- _Recorded information_:
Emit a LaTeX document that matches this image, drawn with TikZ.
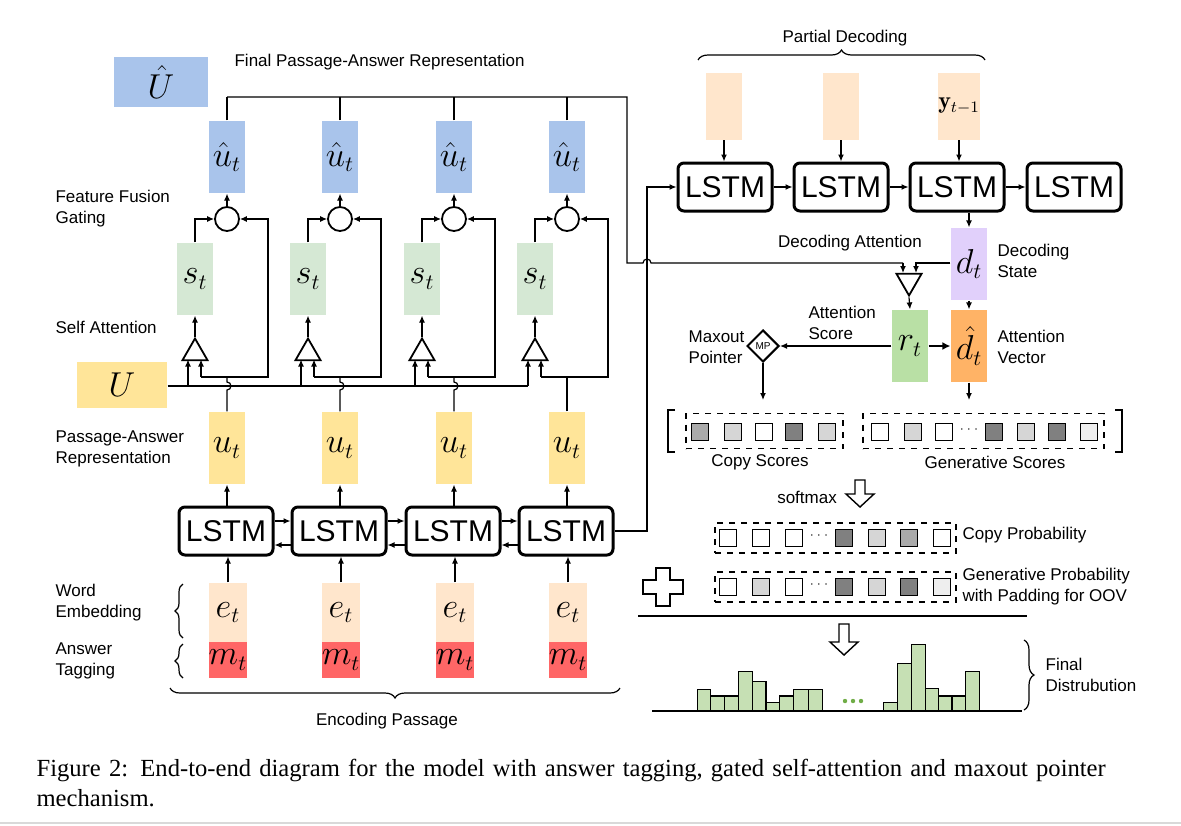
\documentclass[tikz,border=0pt]{standalone}
\usepackage{fontspec}
\setsansfont{Liberation Sans}
\newfontfamily\capfont{Liberation Serif}
\usetikzlibrary{shapes.geometric,arrows.meta,decorations.pathreplacing}
\definecolor{cBlue}{HTML}{A9C4EB}
\definecolor{cGreen}{HTML}{D5E8D4}
\definecolor{cYel}{HTML}{FFE599}
\definecolor{cPeach}{HTML}{FFE6CC}
\definecolor{cRed}{HTML}{FF6666}
\definecolor{cPurp}{HTML}{E1D0FB}
\definecolor{cRt}{HTML}{B9E0A5}
\definecolor{cOr}{HTML}{FFB366}
\definecolor{cBar}{HTML}{C6E0B4}
\definecolor{cDots}{HTML}{70AD47}
\definecolor{gL}{HTML}{D6D6D6}
\definecolor{gM}{HTML}{AAAAAA}
\definecolor{gD}{HTML}{808080}
\definecolor{gV}{HTML}{EEEEEE}
\begin{document}
\begin{tikzpicture}[x=0.5pt,y=-0.5pt,line width=0.6pt,
  lab/.style={font=\sffamily\fontsize{8.5}{10.5}\selectfont,align=left,inner sep=0},
  vec/.style={minimum width=18pt,minimum height=36pt,inner sep=0,font=\fontsize{16}{16}\selectfont},
  lstm/.style={draw,line width=1.5pt,rounded corners=3pt,minimum width=47pt,minimum height=24pt,inner sep=0,font=\sffamily\fontsize{15}{15}\selectfont},
  ar/.style={-{Latex[length=3.5pt,width=3pt]}},
  sq/.style={draw,minimum size=8.5pt,inner sep=0},
  tri/.style={draw,regular polygon,regular polygon sides=3,minimum size=14.5pt,inner sep=0,line width=0.9pt},
  hollow/.style={draw,fill=white,line width=0.7pt}]
\useasboundingbox (0,0) rectangle (1181,825);
% ---------- encoder ----------
\node[fill=cBlue,minimum width=47pt,minimum height=25pt,font=\fontsize{16}{16}\selectfont] (Uh) at (161,82) {$\hat U$};
\node[lab,anchor=west] (tFinal) at (234,62) {Final Passage-Answer Representation};
\node[fill=cYel,minimum width=45pt,minimum height=23pt,font=\fontsize{16}{16}\selectfont] (U) at (122,385) {$U$};
\node[lab,anchor=west] (tFF) at (55,209) {Feature Fusion\\Gating};
\node[lab,anchor=west] (tSA) at (55,327) {Self Attention};
\node[lab,anchor=west] (tPA) at (55,449) {Passage-Answer\\Representation};
\node[lab,anchor=west] (tWE) at (55,603) {Word\\Embedding};
\node[lab,anchor=west] (tAT) at (55,661) {Answer\\Tagging};
\draw[decorate,decoration={brace,amplitude=4pt}] (183,638) -- (183,584);
\draw[decorate,decoration={brace,amplitude=4pt}] (183,678) -- (183,644);
\draw[decorate,decoration={brace,amplitude=5pt,mirror}] (170,688) -- (620,688);
\node[lab] (tEP) at (387,721) {Encoding Passage};
\foreach \i/\cx in {1/227,2/340,3/454,4/567}{
  \node[vec,fill=cBlue] (uh\i) at (\cx,157) {$\hat u_t$};
  \node[draw,circle,minimum size=12pt,inner sep=0,line width=0.9pt] (g\i) at (\cx,219) {};
  \node[vec,fill=cGreen] (s\i) at (\cx-32,279) {$s_t$};
  \node[tri] (a\i) at (\cx-32,353) {};
  \node[vec,fill=cYel] (u\i) at (\cx,448) {$u_t$};
  \node[lstm] (L\i) at (\cx-1,531) {LSTM};
  \node[vec,fill=cPeach,minimum width=19pt,minimum height=29.5pt] (e\i) at (\cx+1,612.5) {$e_t$};
  \node[vec,fill=cRed,minimum width=19pt,minimum height=18pt] (m\i) at (\cx+1,660) {$m_t$};
  \draw[ar] (e\i.north) -- (e\i.north |- L\i.south);
  \draw[ar] (L\i.north -| u\i) -- (u\i.south);
  \draw[ar] (a\i.north) -- (s\i.south);
  \draw[ar] (s\i.north) |- (g\i.west);
  \draw[ar] (g\i.north) -- (uh\i.south);
  \draw (uh\i.north) -- (\cx,97);
  \draw[ar] (\cx-26,377) -- (\cx-26,359.5);
  \draw[ar] (\cx-39,386) -- (\cx-39,359.5);
  \draw[ar] (\cx-26,377) -- (\cx+41,377) -- (\cx+41,219) -- (g\i.east);
}
\foreach \i/\cx in {1/227,2/340,3/454}{
  \draw (u\i.north) -- (\cx,390) arc[start angle=90,end angle=-90,radius=4] -- (\cx,377);
}
\draw (u4.north) -- (567,377);
\draw (U.east |- 0,386) -- (528,386);
\foreach \a/\b in {1/2,2/3,3/4}{
  \draw[ar] ([yshift=5pt]L\a.east) -- ([yshift=5pt]L\b.west);
  \draw[ar] ([yshift=-7pt]L\b.west) -- ([yshift=-7pt]L\a.east);
}
% ---------- decoder ----------
\node[lab] (tPD) at (845,38) {Partial Decoding};
\draw[decorate,decoration={brace,amplitude=5pt}] (698,60) -- (985,60);
\foreach \i/\cx in {1/725,2/841,3/957,4/1074}{
  \node[lstm] (D\i) at (\cx,187) {LSTM};
}
\node[vec,fill=cPeach,minimum height=33.5pt] (P1) at (724,106) {};
\node[vec,fill=cPeach,minimum height=33.5pt] (P2) at (841,106) {};
\node[vec,fill=cPeach,minimum height=33.5pt,font=\fontsize{12}{12}\selectfont] (P3) at (959,106) {$\mathbf{y}_{t-1}$};
\foreach \i in {1,2,3}{\draw[ar] (P\i.south) -- (P\i.south |- D\i.north);}
\foreach \a/\b in {1/2,2/3,3/4}{\draw[ar] (D\a.east) -- (D\b.west);}
\draw (uh1.north |- 0,97) -- (627,97) -- (627,263) -- (643,263) arc[start angle=180,end angle=360,radius=4] -- (903,263);
\draw[ar] (L4.east) -- (647,531) -- (647,187) -- (D1.west);
\node[vec,fill=cPurp] (dt) at (969,264) {$d_t$};
\node[lab,anchor=west] (tDS) at (997,261) {Decoding\\State};
\draw[ar] (D3.south -| dt) -- (dt.north);
\node[tri,rotate=180] (ta) at (909,281) {};
\node[lab] (tDA) at (850,243) {Decoding Attention};
\draw[ar] (903,263) -- (903,273);
\draw[ar] (dt.west |- 0,263) -- (916,263) -- (916,273);
\node[vec,fill=cRt] (rt) at (910,346) {$r_t$};
\node[vec,fill=cOr] (dh) at (969,346) {$\hat d_t$};
\draw[ar] (ta.corner 1) -- (rt.north);
\draw[ar] (dt.south) -- (dh.north);
\draw[-{Latex[length=4pt,width=4pt]},line width=1.2pt] (rt.east) -- (dh.west);
\node[draw,diamond,minimum size=16pt,inner sep=0,line width=1pt,font=\sffamily\fontsize{5}{5}\selectfont] (mp) at (763,346) {MP};
\draw[ar] (rt.west) -- (mp.east);
\node[lab,anchor=east] (tMP) at (745,347) {Maxout\\Pointer};
\node[lab,anchor=west] (tAS) at (808,323) {Attention\\Score};
\node[lab,anchor=west] (tAV) at (997,347) {Attention\\Vector};
\coordinate (cs0) at (763,400);
\coordinate (gs0) at (969,400);
\draw[ar] (mp.south) -- (cs0);
\draw[ar] (dh.south) -- (gs0);
% scores
\draw (675,410) -- (668,410) -- (668,452) -- (675,452);
\draw (1115,410) -- (1122,410) -- (1122,452) -- (1115,452);
\node[draw,dashed,minimum width=78.5pt,minimum height=17.5pt,inner sep=0] (cs) at (764.5,431) {};
\node[draw,dashed,minimum width=120.5pt,minimum height=17.5pt,inner sep=0] (gs) at (983.5,431) {};
\foreach \x/\c in {700/gM,733/gL,764/white,794/gD,827/gL}{\node[sq,fill=\c] at (\x,432) {};}
\foreach \x/\c in {880/white,913/gL,944/white,994/gD,1026/gL,1057/gD,1089/gV}{\node[sq,fill=\c] at (\x,432) {};}
\node[font=\fontsize{6}{6}\selectfont] at (969,430) {$\cdots$};
\node[lab] (tCS) at (760,462) {Copy Scores};
\node[lab] (tGS) at (995,462) {Generative Scores};
% softmax
\node[lab] (tSM) at (807,497) {softmax};
\draw[hollow] (855,480) -- (865,480) -- (865,494) -- (874,494) -- (860,507) -- (846,494) -- (855,494) -- cycle;
\node[draw,dashed,minimum width=120.5pt,minimum height=15pt,inner sep=0] (cp) at (835.5,538) {};
\node[draw,dashed,minimum width=120.5pt,minimum height=15pt,inner sep=0] (gp) at (835.5,587) {};
\foreach \x/\c in {728/white,761/white,794/white,844/gD,877/gL,909/gM,942/white}{\node[sq,fill=\c] at (\x,538) {};}
\foreach \x/\c in {728/white,761/gL,794/white,844/gD,877/gL,909/gD,942/gV}{\node[sq,fill=\c] at (\x,587) {};}
\node[font=\fontsize{6}{6}\selectfont] at (819,536) {$\cdots$};
\node[font=\fontsize{6}{6}\selectfont] at (819,585) {$\cdots$};
\node[lab,anchor=west] (tCP) at (962,535) {Copy Probability};
\node[lab,anchor=west] (tGP) at (962,587) {Generative Probability\\with Padding for OOV};
\draw[hollow] (656,568) -- (670,568) -- (670,580) -- (683,580) -- (683,594) -- (670,594) -- (670,606) -- (656,606) -- (656,594) -- (643,594) -- (643,580) -- (656,580) -- cycle;
\draw (638,616) -- (1027,616);
\draw[hollow] (839,624) -- (849,624) -- (849,642) -- (858,642) -- (844,655) -- (830,642) -- (839,642) -- cycle;
% final distribution
\foreach \l/\r/\t in {172/212/628,212/254/648,254/296/648,296/338/575,338/378/605,378/418/668,418/460/648,460/505/628,505/548/628,730/772/668,772/814/550,814/856/493,856/896/626,896/936/648,936/976/648,976/1018/575}{
  \draw[fill=cBar,line width=0.7pt] (640+\l/3,711) rectangle (640+\r/3,480+\t/3);
}
\foreach \x in {845,853,861}{\fill[cDots] (\x,701) circle (1.1pt);}
\draw (652,711) -- (1022,711);
\draw[decorate,decoration={brace,amplitude=5pt}] (1024,640) -- (1024,710);
\node[lab,anchor=west] (tFD) at (1045,675) {Final\\Distrubution};
% caption
\node[anchor=north west,inner sep=0,text width=565pt,font=\capfont\fontsize{12.3}{15}\selectfont,align=left] (cap) at (36,759) {Figure 2: End-to-end diagram for the model with answer tagging, gated self-attention and maxout pointer mechanism.};
\draw[black!15] (0,823) -- (1181,823);
\end{tikzpicture}
\end{document}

- _What you need to do_:
Gather every line from the listing above in which the word "with" appears.

- _Answer below_:
Emit a LaTeX document that matches this image, drawn with TikZ.
\node[lab,anchor=west] (tGP) at (962,587) {Generative Probability\\with Padding for OOV};
\node[anchor=north west,inner sep=0,text width=565pt,font=\capfont\fontsize{12.3}{15}\selectfont,align=left] (cap) at (36,759) {Figure 2: End-to-end diagram for the model with answer tagging, gated self-attention and maxout pointer mechanism.};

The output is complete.